Market Outlook – May 28, 2018

U.S. Oil Futures Sinks to its Lowest

 

On Monday, the worries that major oil producers may raise output sent the U.S. oil futures crashing to six-week lows. Meanwhile Asian stocks as well as U.S. share futures gained as the historic summit between United States and North Korea might push through after all.

The decline in oil prices was an extension from last week as the 17-month old on production curb might soon be over. The oil production levels placed in October 2016 was the baseline for the current deal to cut output and one of the options for easing the supply cuts.

Trump Reconsiders North Korean Summit

 

U.S. President Donald Trump’s tweet on Sunday read, “Our United States team has arrived in North Korea to make arrangements for the Summit between Kim Jong Un and myself.” The tweet is a confirmation that Trump is reconsidering on his earlier withdrawal from the historic summit with North Korea.

The U.S. State Department confirmed that U.S. and North Korean officials had met at the Panmunjom village in the Demilitarized Zone (DMZ). The said village runs along the heavily armed border between North and South Korea.

Solar Energy Report Bares Huge Investments by U.S. Firms

 

According to the “Solar Means Business 2017” report from the Solar Energy Industries Association (SEIA), Corporate America is investing record amounts in solar power. The top corporate users have added 325 megawatts (MW) of installed capacity last year.

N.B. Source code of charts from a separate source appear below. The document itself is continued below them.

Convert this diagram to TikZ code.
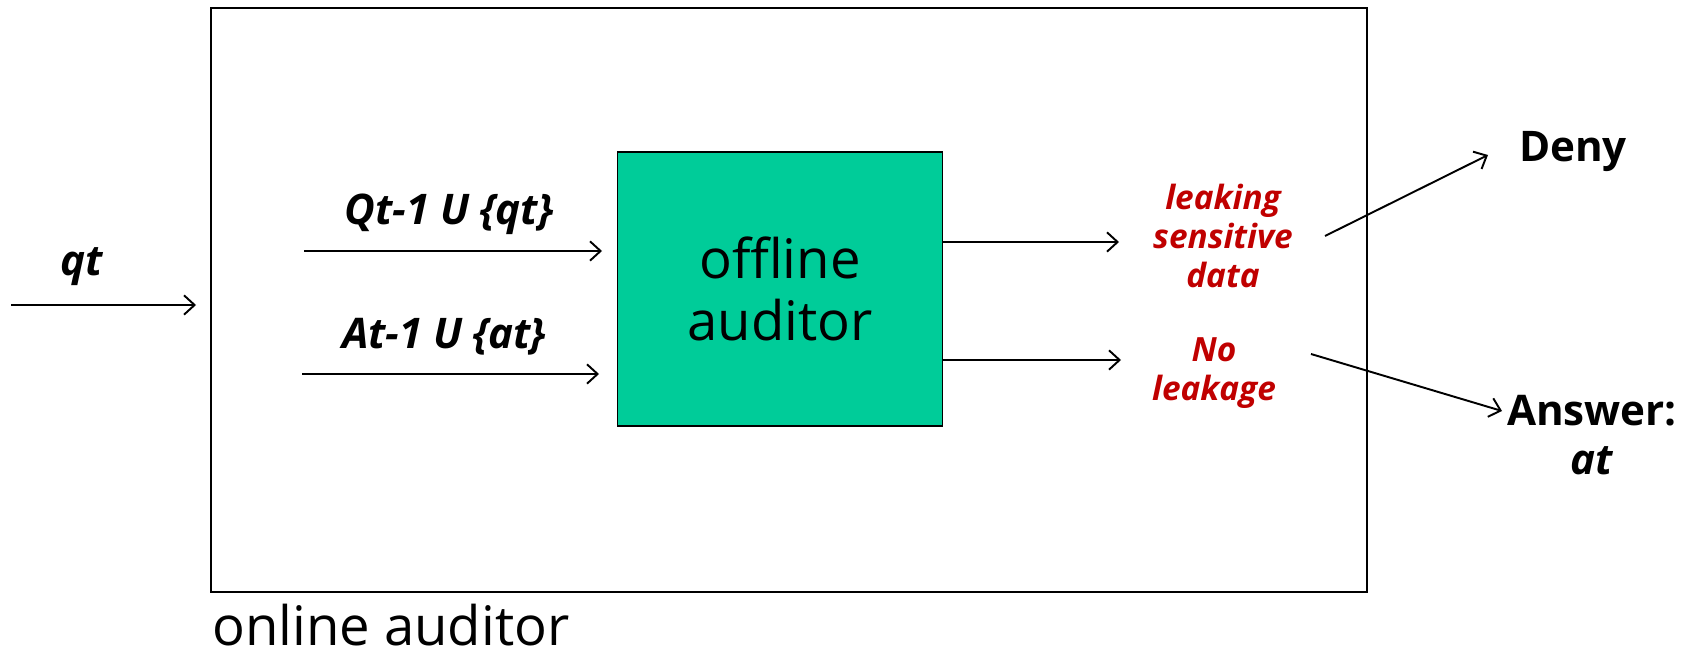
\documentclass[tikz,border=0pt]{standalone}
\usepackage{fontspec}
\setmainfont{Open Sans}
\usepackage{tikz}
\usetikzlibrary{calc,arrows.meta}
\definecolor{auditgreen}{RGB}{0,204,153}
\definecolor{leakred}{RGB}{192,0,0}
\begin{document}
\begin{tikzpicture}[x=0.02cm,y=-0.02cm,
  lbl/.style={font=\fontsize{24}{28}\selectfont\bfseries\itshape},
  res/.style={font=\fontsize{19}{22}\selectfont\bfseries\itshape,color=leakred,align=center},
  decision/.style={font=\fontsize{24}{28}\selectfont\bfseries,align=center},
  arr/.style={-{Straight Barb[length=6pt,width=11pt]},line width=1.1pt}]
                      \useasboundingbox(0,0)rectangle(1707,655);
                      \node[draw,line width=0.8pt,minimum width=1156*0.02cm,minimum height=584*0.02cm](online)at(789,300){};
                      \node[anchor=base west,font=\fontsize{31}{36}\selectfont](onlinelbl)at(206,645){online auditor};
                      \node[draw,line width=0.8pt,fill=auditgreen,minimum width=325*0.02cm,minimum height=274*0.02cm,
                            align=center,font=\fontsize{31}{35}\selectfont](offline)at(780,289){offline\\auditor};
                      % inputs
                      \coordinate(qin)at(11,305);
                      \coordinate(qend)at(196,305);
                      \node[lbl](qt)at(82,267){qt};
                      \draw[arr](qin)--(qend);
                      \coordinate(qa)at(304,251);
                      \coordinate(qb)at(602,251);
                      \node[lbl](qset)at(449,214){Qt-1 U \{qt\}};
                      \draw[arr](qa)--(qb);
                      \coordinate(aa)at(302,374);
                      \coordinate(ab)at(599,374);
                      \node[lbl](aset)at(444,337){At-1 U \{at\}};
                      \draw[arr](aa)--(ab);
                      % outcomes
                      \node[res](leak)at(1223,236){leaking\\sensitive\\data};
                      \node[res](noleak)at(1214,373){No\\leakage};
                      \coordinate(l1)at(1119,242);
                      \coordinate(m1)at(1121,360);
                      \draw[arr](offline.east|-l1)--(l1);
                      \draw[arr](offline.east|-m1)--(m1);
                      \node[decision](deny)at(1573,152){Deny};
                      \node[decision](answer)at(1592,435){Answer:\\\textit{at}};
                      \coordinate(d0)at(1325,236);
                      \coordinate(d1)at(1488,155);
                      \coordinate(n0)at(1311,354);
                      \coordinate(n1)at(1502,411);
                      \draw[arr](d0)--(d1);
                      \draw[arr](n0)--(n1);
                  \end{tikzpicture}
\end{document}
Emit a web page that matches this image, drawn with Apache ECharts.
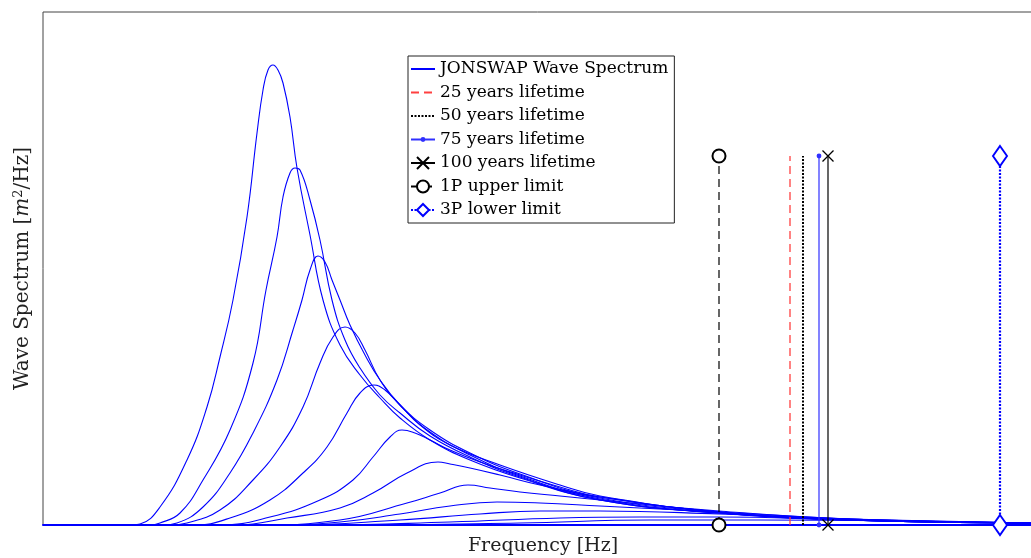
<!DOCTYPE html>
<html>
<head>
<meta charset="utf-8">
<script src="https://cdn.jsdelivr.net/npm/echarts@6/dist/echarts.min.js"></script>
<style>
  html, body { margin: 0; padding: 0; background: #fff; }
  #chart { width: 1031px; height: 558px; }
</style>
</head>
<body>
<div id="chart"></div>
<script>
// JONSWAP spectra, [frequency, spectrum]
const spectrum1 = [[0,0],[.087,0],[.097,.01],[.117,.18],[.144,.65],[.164,1.18],[.177,1.68],[.190,2.25],[.204,3.08],[.214,3.92],[.220,4.35],[.225,4.55],[.230,4.60],[.235,4.55],[.240,4.42],[.247,4.08],[.254,3.57],[.267,2.90],[.280,2.25],[.297,1.80],[.317,1.50],[.337,1.27],[.357,1.07],[.387,.85],[.427,.65],[.477,.47],[.557,.25],[.676,.12],[.807,.06],[.988,.02]];
const spectrum2 = [[0,0],[.107,0],[.117,.02],[.137,.12],[.160,.45],[.187,.95],[.210,1.62],[.223,2.35],[.234,2.88],[.240,3.28],[.247,3.52],[.252,3.57],[.257,3.55],[.267,3.25],[.277,2.85],[.289,2.25],[.302,1.85],[.317,1.57],[.337,1.30],[.357,1.12],[.387,.89],[.427,.68],[.477,.48],[.557,.25],[.676,.12],[.807,.05],[.988,.02]];
const spectrum3 = [[0,0],[.120,0],[.134,.02],[.160,.18],[.187,.52],[.210,.92],[.234,1.45],[.250,1.95],[.259,2.25],[.267,2.55],[.275,2.69],[.282,2.63],[.289,2.45],[.297,2.25],[.307,2.00],[.322,1.70],[.337,1.45],[.357,1.20],[.387,.93],[.427,.70],[.477,.49],[.557,.26],[.676,.12],[.807,.05],[.988,.02]];
const spectrum4 = [[0,0],[.127,0],[.144,.02],[.177,.15],[.210,.45],[.237,.78],[.260,1.18],[.277,1.62],[.290,1.88],[.302,1.98],[.312,1.92],[.322,1.75],[.337,1.45],[.357,1.20],[.387,.95],[.427,.72],[.477,.51],[.557,.27],[.676,.13],[.807,.05],[.988,.02]];
const spectrum5 = [[0,0],[.150,0],[.187,.07],[.227,.25],[.260,.52],[.284,.78],[.304,1.12],[.317,1.32],[.331,1.40],[.342,1.35],[.357,1.20],[.377,1.00],[.407,.80],[.457,.60],[.517,.40],[.557,.29],[.676,.13],[.807,.05],[.988,.02]];
const spectrum6 = [[0,0],[.177,0],[.227,.08],[.277,.25],[.310,.45],[.330,.68],[.347,.88],[.359,.95],[.372,.92],[.387,.85],[.407,.75],[.437,.63],[.477,.50],[.517,.38],[.557,.28],[.676,.13],[.807,.05],[.988,.02]];
const spectrum7 = [[0,0],[.194,0],[.244,.07],[.297,.17],[.330,.32],[.364,.52],[.395,.63],[.407,.61],[.427,.57],[.457,.50],[.497,.40],[.557,.28],[.676,.13],[.807,.05],[.988,.02]];
const spectrum8 = [[0,0],[.217,0],[.297,.05],[.364,.22],[.397,.32],[.425,.40],[.447,.37],[.477,.33],[.517,.29],[.557,.25],[.676,.14],[.807,.06],[.988,.02]];
const spectrum9 = [[0,0],[.227,0],[.297,.03],[.357,.11],[.407,.19],[.454,.23],[.497,.22],[.557,.19],[.676,.13],[.807,.06],[.988,.02]];
const spectrum10 = [[0,0],[.247,0],[.357,.05],[.437,.11],[.497,.14],[.557,.14],[.676,.11],[.807,.06],[.988,.02]];
const spectrum11 = [[0,0],[.277,0],[.407,.03],[.517,.07],[.597,.08],[.676,.08],[.807,.05],[.988,.02]];
const spectrum12 = [[0,0],[.307,0],[.477,.02],[.607,.05],[.717,.05],[.988,.02]];
const spectra = [spectrum1, spectrum2, spectrum3, spectrum4, spectrum5, spectrum6,
  spectrum7, spectrum8, spectrum9, spectrum10, spectrum11, spectrum12];

// frequency limits
const lineTop = 3.69;
const lifetimeNames = ['25 years lifetime', '50 years lifetime', '75 years lifetime', '100 years lifetime'];
const lifetimeFreqs = [0.747, 0.760, 0.776, 0.785];
const upper1P = 0.676;
const lower3P = 0.957;

const blue = '#0000ff';
const serif = 'DejaVu Serif';
// marker shapes (corner points fix the box so the glyph keeps its size)
const noMark = 'path://M0,0L0,0M10,10L10,10';
const dotMark = 'path://M0,0L0,0M10,10L10,10M3,5a2,2 0 1,0 4,0a2,2 0 1,0 -4,0z';
const crossMark = 'path://M0,0L10,10M10,0L0,10';

function vline(name, f, lineStyle, symbol, symbolSize, itemStyle) {
  return {
    name: name,
    type: 'line',
    data: [[f, 0], [f, lineTop]],
    lineStyle: lineStyle,
    symbol: symbol,
    symbolSize: symbolSize,
    showSymbol: symbol !== noMark,
    itemStyle: itemStyle,
    clip: false,
    z: 5
  };
}

const series = spectra.map(s => ({
  name: 'JONSWAP Wave Spectrum',
  type: 'line',
  data: s,
  smooth: 0.45,
  symbol: noMark,
  showSymbol: false,
  lineStyle: { color: blue, width: 1.1 },
  itemStyle: { color: blue }
}));

series.push(vline(lifetimeNames[0], lifetimeFreqs[0], { color: '#ff4040', width: 1.3, type: [8, 5] }, noMark, 8, { color: '#ff4040' }));
series.push(vline(lifetimeNames[1], lifetimeFreqs[1], { color: '#000', width: 2, type: [2, 1.5] }, noMark, 8, { color: '#000' }));
series.push(vline(lifetimeNames[2], lifetimeFreqs[2], { color: '#3030ff', width: 1.2, type: 'solid' }, dotMark, 12, { color: '#3030ff', borderWidth: 0 }));
series.push(vline(lifetimeNames[3], lifetimeFreqs[3], { color: '#000', width: 1.2, type: 'solid' }, crossMark, 11, { color: '#000', borderColor: '#000', borderWidth: 1.3 }));
series.push(vline('1P upper limit', upper1P, { color: '#000', width: 1.2, type: [8, 5] }, 'emptyCircle', 13, { color: '#000', borderColor: '#000', borderWidth: 1.2 }));
series.push(vline('3P lower limit', lower3P, { color: blue, width: 2.2, type: [2, 1.5] }, 'emptyDiamond', [14, 20], { color: blue, borderColor: blue, borderWidth: 2.5 }));

const chart = echarts.init(document.getElementById('chart'), null, { renderer: 'canvas' });
chart.setOption({
  animation: false,
  backgroundColor: '#fff',
  grid: {
    left: 43, top: 12, width: 1000, height: 513,
    outerBoundsMode: 'none',
    containLabel: false,
    show: true, borderColor: '#444', borderWidth: 1
  },
  legend: {
    orient: 'vertical',
    left: 408, top: 56,
    padding: [3, 6, 3, 2],
    itemGap: 3.5,
    itemWidth: 24,
    itemHeight: 15,
    backgroundColor: '#fff',
    borderColor: '#222',
    borderWidth: 1,
    borderRadius: 0,
    textStyle: { fontFamily: serif, fontSize: 17, color: '#000', lineHeight: 20 },
    data: ['JONSWAP Wave Spectrum', '25 years lifetime', '50 years lifetime',
      '75 years lifetime', '100 years lifetime', '1P upper limit', '3P lower limit']
  },
  xAxis: {
    type: 'value', min: 0, max: 1,
    name: 'Frequency [Hz]',
    nameLocation: 'middle',
    nameGap: 12,
    nameTextStyle: { fontFamily: serif, fontSize: 19, color: '#222', verticalAlign: 'top' },
    axisLine: { show: true, lineStyle: { color: blue, width: 2 } },
    axisTick: { show: false },
    axisLabel: { show: false },
    splitLine: { show: false }
  },
  yAxis: {
    type: 'value', min: 0, max: 5.13,
    name: 'Wave Spectrum [{i|m}{s|2}/Hz]',
    nameLocation: 'middle',
    nameGap: 9,
    nameTextStyle: {
      fontFamily: serif, fontSize: 20, color: '#222',
      rich: {
        i: { fontFamily: serif, fontSize: 20, fontStyle: 'italic', color: '#222' },
        s: { fontFamily: serif, fontSize: 13, color: '#222', verticalAlign: 'top', padding: [0, 0, 9, 0] }
      }
    },
    axisLine: { show: false },
    axisTick: { show: false },
    axisLabel: { show: false },
    splitLine: { show: false }
  },
  series: series
});
</script>
</body>
</html>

The solar installations thus far are enough to deliver electricity and power 402,000 U.S. homes and offset 2.4 million metric tons of carbon dioxide each year. Target Corp. (TGT) is tops with an installed capacity of 203.5 MW.

Rounding up the top 3 is Walmart Inc. (WMT) and the REIT Company Prologis Inc. (PLD) with 149.4 MW and 120.7 MW respectively. Amazon.com Inc. (AMZN) is at No.10 with 33.6 MW installed capacity of solar energy.

Blackstone Eyes Commercial Assets in Australia

 

Blackstone Group (BX) sees an opportunity to acquire a major slice of commercial assets in Australia, particularly in the Sydney market.  The U.S. private equity giant is making a $2.3 billion) bid for Sydney-focused company Investa Office Fund (IOF).

On Monday, the directors of IOF’s said they would unanimously recommend the unsolicited and non-binding offer of Blackstone. The Australian firm DEXUS made a similar offer 2 years ago but was rejected.

Blackstone is betting on the future of commercial property across Australia’s east coast. The Sydney market has been the best-performing market for some time now in the continent.

Disney’s Solo: A Star Wars Story Falls Short of Expectations

 

The Walt Disney Co. (DIS) and Lucasfilm’s “Solo: A Star Wars Story” made an estimated $101 million domestically for its four-day weekend opening. The movie was the biggest Memorial Day Weekend debut in the last four years but is also the smallest opening for a “Star Wars” film since 2002.

The prequel film about the origins of Han Solo did not meet industry expectations. Initial projections for North America last Tuesday was in the $130 to $150 million range. However, producers adjusted those projections on Friday to $105 million to $115 million. The film made $148 million worldwide compared to the $290 million raked in by “The Force Awakens” in December 2016.